SEOUL (Reuters) - Parliament speakers of South Korea and the United States expressed on Thursday their concerns over increasing threats posed by North Korea, and agreed to support efforts to maintain strong and extended deterrence against the isolated nation

U.S. House of Representatives Speaker Nancy Pelosi is greeted by South Korea’s National Assembly Speaker Kim Jin-pyo before their meeting at the National Assembly in Seoul

By Hyonhee Shin

SEOUL (Reuters) -U.S. House of Representatives Speaker Nancy Pelosi and her South Korean counterpart vowed on Thursday to support deterrence against North Korea and achieve its denuclearisation.

“Both sides expressed concerns about the dire situation of North Korea’s growing threat,” Pelosi and South Korea’s National Assembly Speaker Kim Jin-pyo said in a joint statement after meeting in Seoul.

“We agreed to support the efforts of the two governments to achieve practical denuclearisation and peace through international cooperation and diplomatic dialogue, based on the strong and extended deterrence against the North.”

Pelosi also said at a news conference that she and Kim discussed ways to boost cooperation on regional security and economic and climate issues.

Pelosi arrived in South Korea late on Wednesday following a brief stop in self-ruled Taiwan to the fury of China.

South Korean President Yoon Suk-yeol did not meet Pelosi due to his scheduled vacation this week, but held a 40-minute phone call with her where he promised close cooperation with the U.S. Congress, Deputy National Security Adviser Kim Tae-hyo said.
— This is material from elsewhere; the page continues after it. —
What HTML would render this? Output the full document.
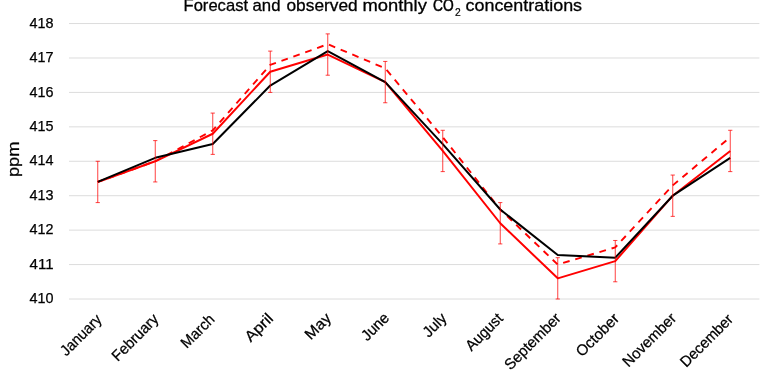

The presidential office in a separate press release said Yoon, during the phone call, expressed his hopes to meet Pelosi when he visits the United States.

South Korean media speculated that Yoon could be shunning meeting Pelosi in person to avoid antagonising China, after her visit to Taiwan outraged Beijing, which claims the self-governed island as its own.

Choi Young-bum, senior presidential secretary for public relations, told reporters that “every decision was made in consideration of our national interest”, and that there will be no change in prioritising the South Korea-U.S. alliance.

Late Thursday night, Pelosi arrived in Japan, which earlier in the day said five Chinese ballistic missiles landed within its exclusive economic zone, part of military exercises launched by Beijing in response to her Taiwan visit.

Pelosi is scheduled to hold a breakfast meeting with Prime Minister Fumio Kishida on Friday.